Tomographic reconstruction of simulated two-dimensional propagation data

Abstract

The forward propagation equation (FPE) has been used extensively for simulating ionospheric propagation data. However, for most applications the structured region has been replaced by an equivalent phase screen. This allows fully three-dimensional simulations under strong-scatter conditions, but it does not capture detail with sufficient fidelity to support tomographic reconstruction. The problem is compounded by the fact that field-aligned structure extends to altitudes approaching 1000 km. To meaningfully populate a data space with representative structure over the full range of scale sizes is challenging in its own right, but a two-dimensional slice captures the essential attributes of propagation through highly extended structure.
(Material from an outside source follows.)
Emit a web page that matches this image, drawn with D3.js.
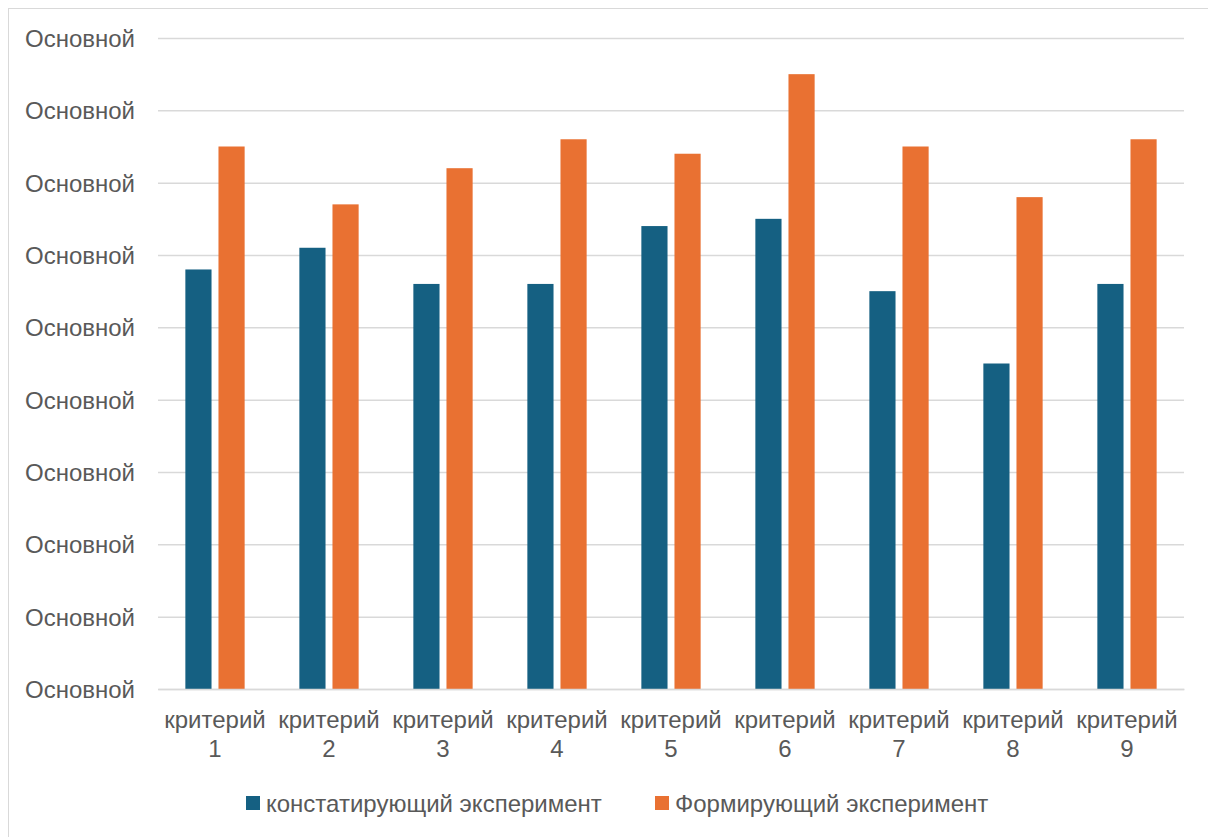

Tomographic reconstruction makes use of multiple propagation paths that intersect a common ionospheric volume. A modified form of the FPE reproduces data from a receiver at the ground intercept of the ray from the source. The nominal propagation angle is local reference. While most simulations have concentrated on realizations of a single receiver, varying the propagation direction is equivalent to reception by a displaced receiver. With care to manage the phase relations, one can generate data representative of multiple widely separated receivers. Moreover, because the FPE contains additive differential diffraction and structure components, the diffraction term can be bypassed to generate the path integration that forms the basis of tomographic reconstruction schemes.